[START Collected material]

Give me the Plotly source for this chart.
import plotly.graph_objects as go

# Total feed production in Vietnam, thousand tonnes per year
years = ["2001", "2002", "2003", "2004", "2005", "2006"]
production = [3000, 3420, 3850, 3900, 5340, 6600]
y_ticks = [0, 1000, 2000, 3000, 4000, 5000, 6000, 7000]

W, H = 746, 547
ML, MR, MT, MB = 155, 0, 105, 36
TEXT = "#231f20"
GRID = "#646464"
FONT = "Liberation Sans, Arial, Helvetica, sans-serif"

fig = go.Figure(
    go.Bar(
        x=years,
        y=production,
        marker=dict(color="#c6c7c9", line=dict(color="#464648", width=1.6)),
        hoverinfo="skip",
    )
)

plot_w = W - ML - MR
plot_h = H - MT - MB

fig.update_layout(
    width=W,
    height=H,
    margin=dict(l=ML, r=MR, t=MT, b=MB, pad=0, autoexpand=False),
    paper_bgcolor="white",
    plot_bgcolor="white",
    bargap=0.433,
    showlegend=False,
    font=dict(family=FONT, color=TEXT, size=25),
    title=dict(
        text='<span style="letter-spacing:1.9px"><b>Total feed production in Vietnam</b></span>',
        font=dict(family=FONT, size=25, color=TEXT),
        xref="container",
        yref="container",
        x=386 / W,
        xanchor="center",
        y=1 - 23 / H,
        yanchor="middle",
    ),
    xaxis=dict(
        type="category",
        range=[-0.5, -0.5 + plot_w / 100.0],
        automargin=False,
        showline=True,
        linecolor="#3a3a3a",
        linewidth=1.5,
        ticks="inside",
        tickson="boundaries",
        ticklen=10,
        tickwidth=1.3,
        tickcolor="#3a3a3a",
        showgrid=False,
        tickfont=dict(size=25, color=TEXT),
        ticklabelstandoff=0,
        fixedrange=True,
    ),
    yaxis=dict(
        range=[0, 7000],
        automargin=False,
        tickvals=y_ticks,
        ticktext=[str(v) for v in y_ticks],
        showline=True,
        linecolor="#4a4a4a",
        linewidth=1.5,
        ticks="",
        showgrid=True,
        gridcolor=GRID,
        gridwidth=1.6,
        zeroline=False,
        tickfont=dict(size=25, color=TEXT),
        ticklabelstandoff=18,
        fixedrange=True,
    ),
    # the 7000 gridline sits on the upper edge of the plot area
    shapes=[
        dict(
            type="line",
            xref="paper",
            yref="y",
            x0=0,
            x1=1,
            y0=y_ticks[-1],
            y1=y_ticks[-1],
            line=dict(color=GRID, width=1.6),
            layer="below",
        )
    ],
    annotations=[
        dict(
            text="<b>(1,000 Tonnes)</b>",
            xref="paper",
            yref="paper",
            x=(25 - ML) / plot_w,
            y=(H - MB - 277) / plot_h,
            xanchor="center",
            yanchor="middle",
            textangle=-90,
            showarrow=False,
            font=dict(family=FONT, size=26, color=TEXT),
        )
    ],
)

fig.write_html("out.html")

[END Collected material]

▸ **Set task**
Set down the lines above as they stand, starting with the first line and ending with the line that contains "plot_h = H - MT - MB".

▸ **Written solution**
Give me the Plotly source for this chart.
import plotly.graph_objects as go

# Total feed production in Vietnam, thousand tonnes per year
years = ["2001", "2002", "2003", "2004", "2005", "2006"]
production = [3000, 3420, 3850, 3900, 5340, 6600]
y_ticks = [0, 1000, 2000, 3000, 4000, 5000, 6000, 7000]

W, H = 746, 547
ML, MR, MT, MB = 155, 0, 105, 36
TEXT = "#231f20"
GRID = "#646464"
FONT = "Liberation Sans, Arial, Helvetica, sans-serif"

fig = go.Figure(
    go.Bar(
        x=years,
        y=production,
        marker=dict(color="#c6c7c9", line=dict(color="#464648", width=1.6)),
        hoverinfo="skip",
    )
)

plot_w = W - ML - MR
plot_h = H - MT - MB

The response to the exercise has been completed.